# My two days of bliss....



## CopGTP (Jun 8, 2010)

Well, the wife went away to Philly for the weekend, so I had some time to myself at home. Decided it was about time to light up one of my stogies that I've been waiting for a good time to smoke. 2007 special edition Griffin. I have to say, I was quite pleased with this stick! Started out with a little more spice than the regular griffins I smoke on the regular. Then it went into a nice earthy, leather taste for the second third. Lastly, near the final few puffs, a great nutty taste arouse! Wow, what a great smoke! Draw was perfect, burn was so-so, not as even and crisp as the regular production, but still livable. No relights required.

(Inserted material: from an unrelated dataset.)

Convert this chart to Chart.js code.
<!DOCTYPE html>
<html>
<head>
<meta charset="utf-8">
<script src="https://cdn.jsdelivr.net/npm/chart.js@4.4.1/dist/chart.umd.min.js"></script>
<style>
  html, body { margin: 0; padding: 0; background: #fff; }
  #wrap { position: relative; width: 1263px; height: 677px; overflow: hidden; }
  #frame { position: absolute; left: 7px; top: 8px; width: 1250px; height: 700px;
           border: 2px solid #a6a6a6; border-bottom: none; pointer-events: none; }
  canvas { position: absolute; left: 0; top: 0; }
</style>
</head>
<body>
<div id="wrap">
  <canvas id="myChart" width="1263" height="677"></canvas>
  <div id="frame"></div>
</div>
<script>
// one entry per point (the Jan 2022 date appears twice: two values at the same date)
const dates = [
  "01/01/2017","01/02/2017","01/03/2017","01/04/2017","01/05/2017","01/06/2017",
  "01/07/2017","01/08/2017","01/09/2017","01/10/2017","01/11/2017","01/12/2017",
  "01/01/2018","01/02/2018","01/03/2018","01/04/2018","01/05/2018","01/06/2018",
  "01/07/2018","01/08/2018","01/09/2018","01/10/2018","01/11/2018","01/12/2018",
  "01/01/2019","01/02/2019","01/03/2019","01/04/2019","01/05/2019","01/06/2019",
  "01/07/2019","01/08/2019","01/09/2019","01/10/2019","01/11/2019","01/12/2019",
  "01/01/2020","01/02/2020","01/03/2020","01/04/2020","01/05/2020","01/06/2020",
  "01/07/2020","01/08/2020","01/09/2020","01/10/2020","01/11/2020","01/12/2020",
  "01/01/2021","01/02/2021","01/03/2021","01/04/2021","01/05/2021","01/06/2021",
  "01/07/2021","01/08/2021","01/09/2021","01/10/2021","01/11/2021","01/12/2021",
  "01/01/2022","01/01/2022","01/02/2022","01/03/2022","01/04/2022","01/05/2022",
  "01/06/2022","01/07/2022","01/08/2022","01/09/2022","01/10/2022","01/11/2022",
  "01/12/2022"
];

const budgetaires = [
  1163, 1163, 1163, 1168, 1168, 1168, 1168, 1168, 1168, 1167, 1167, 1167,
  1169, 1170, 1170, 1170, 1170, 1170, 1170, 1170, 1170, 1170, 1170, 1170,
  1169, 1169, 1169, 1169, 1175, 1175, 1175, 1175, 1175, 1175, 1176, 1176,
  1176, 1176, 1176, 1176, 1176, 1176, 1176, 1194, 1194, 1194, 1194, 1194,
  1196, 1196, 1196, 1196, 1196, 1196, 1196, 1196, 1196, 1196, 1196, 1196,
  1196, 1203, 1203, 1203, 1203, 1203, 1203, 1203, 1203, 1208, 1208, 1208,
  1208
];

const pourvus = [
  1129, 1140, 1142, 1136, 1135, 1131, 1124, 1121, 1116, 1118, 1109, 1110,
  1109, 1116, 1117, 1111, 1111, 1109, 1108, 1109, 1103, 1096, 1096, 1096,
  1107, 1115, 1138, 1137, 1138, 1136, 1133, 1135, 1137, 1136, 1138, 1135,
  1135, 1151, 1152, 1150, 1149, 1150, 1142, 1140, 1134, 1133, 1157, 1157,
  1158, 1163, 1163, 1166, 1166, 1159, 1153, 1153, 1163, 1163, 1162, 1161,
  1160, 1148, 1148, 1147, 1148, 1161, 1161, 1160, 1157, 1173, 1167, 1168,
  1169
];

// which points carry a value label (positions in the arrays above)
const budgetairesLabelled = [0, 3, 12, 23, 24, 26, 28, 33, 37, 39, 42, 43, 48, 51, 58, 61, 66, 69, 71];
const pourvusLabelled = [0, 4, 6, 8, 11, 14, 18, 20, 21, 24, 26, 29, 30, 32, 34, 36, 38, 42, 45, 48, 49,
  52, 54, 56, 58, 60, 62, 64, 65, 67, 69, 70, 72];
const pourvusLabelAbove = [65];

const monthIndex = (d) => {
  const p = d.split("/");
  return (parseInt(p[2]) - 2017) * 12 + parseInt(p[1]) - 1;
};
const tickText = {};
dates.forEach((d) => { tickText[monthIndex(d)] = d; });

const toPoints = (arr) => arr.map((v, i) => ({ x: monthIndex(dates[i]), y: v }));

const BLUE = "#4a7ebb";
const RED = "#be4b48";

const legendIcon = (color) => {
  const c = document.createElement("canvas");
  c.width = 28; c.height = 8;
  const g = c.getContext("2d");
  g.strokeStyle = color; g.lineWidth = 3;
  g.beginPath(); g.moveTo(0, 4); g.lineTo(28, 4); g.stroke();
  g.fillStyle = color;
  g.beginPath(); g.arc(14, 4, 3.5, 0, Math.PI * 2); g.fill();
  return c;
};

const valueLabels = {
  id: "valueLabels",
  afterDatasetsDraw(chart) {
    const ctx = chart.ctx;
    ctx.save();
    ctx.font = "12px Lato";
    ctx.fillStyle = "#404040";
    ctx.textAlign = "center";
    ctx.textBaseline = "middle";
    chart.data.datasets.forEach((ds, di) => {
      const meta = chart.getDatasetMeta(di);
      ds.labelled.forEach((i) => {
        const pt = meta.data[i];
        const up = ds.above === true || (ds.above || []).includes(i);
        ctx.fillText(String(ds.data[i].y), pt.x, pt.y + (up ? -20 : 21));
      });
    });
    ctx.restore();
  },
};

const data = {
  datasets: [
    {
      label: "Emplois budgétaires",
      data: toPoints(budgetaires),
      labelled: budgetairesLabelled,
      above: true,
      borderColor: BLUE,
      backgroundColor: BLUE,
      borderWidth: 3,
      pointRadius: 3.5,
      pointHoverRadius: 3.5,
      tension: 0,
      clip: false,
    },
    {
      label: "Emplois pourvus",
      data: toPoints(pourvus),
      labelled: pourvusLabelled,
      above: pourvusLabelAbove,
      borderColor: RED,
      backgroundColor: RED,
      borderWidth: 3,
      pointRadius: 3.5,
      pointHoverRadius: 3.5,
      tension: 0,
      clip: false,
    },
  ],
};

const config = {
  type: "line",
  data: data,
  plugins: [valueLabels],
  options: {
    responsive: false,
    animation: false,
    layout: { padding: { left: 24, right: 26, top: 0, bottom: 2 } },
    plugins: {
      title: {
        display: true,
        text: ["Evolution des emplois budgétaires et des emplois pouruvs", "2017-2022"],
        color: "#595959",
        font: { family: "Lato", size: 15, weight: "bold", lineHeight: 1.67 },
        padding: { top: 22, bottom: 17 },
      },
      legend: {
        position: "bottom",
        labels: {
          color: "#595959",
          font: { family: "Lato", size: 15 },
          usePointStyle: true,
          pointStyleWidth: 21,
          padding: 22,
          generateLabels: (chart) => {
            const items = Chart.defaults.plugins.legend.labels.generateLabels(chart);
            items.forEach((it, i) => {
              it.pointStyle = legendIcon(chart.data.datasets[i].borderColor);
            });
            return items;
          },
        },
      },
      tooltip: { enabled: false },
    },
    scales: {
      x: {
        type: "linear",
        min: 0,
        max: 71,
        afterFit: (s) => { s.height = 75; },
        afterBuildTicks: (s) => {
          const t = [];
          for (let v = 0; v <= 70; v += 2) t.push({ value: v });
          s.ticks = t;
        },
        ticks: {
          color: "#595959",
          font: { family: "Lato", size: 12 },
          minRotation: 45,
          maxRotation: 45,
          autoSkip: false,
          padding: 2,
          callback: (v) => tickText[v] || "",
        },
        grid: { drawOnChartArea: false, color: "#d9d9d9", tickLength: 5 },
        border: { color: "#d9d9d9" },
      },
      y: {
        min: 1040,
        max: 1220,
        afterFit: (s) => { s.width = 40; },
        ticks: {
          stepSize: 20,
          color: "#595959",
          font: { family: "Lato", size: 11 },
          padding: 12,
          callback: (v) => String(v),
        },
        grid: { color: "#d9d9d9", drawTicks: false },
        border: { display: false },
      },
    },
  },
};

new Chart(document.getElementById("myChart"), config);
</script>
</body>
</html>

Here's a pic of the setup for that day


----------



## Cigary (Oct 19, 2007)

Looks like a good time is had by both of you...you get your time and she gets Philly...love that town. Hope she's having a Philly Cheese for you and me!


----------



## bigslowrock (May 9, 2010)

I still got the Griffith that you bombed me a while back. Maybe I'll light it up this weekend.


----------



## CopGTP (Jun 8, 2010)

I'll be honest, the limited editions are nice, but you really can't beat the consistency and quality of the regular Griffin's, either the classics (connie wrappers), or the maduro's


----------



## fishkilla (Jan 29, 2011)

Cant complain about that huh. My wife is planning a trip in may with her girlfriends and i cant wait a whole house to myself. Its gonna be nice. Glad you had a good weekend.


----------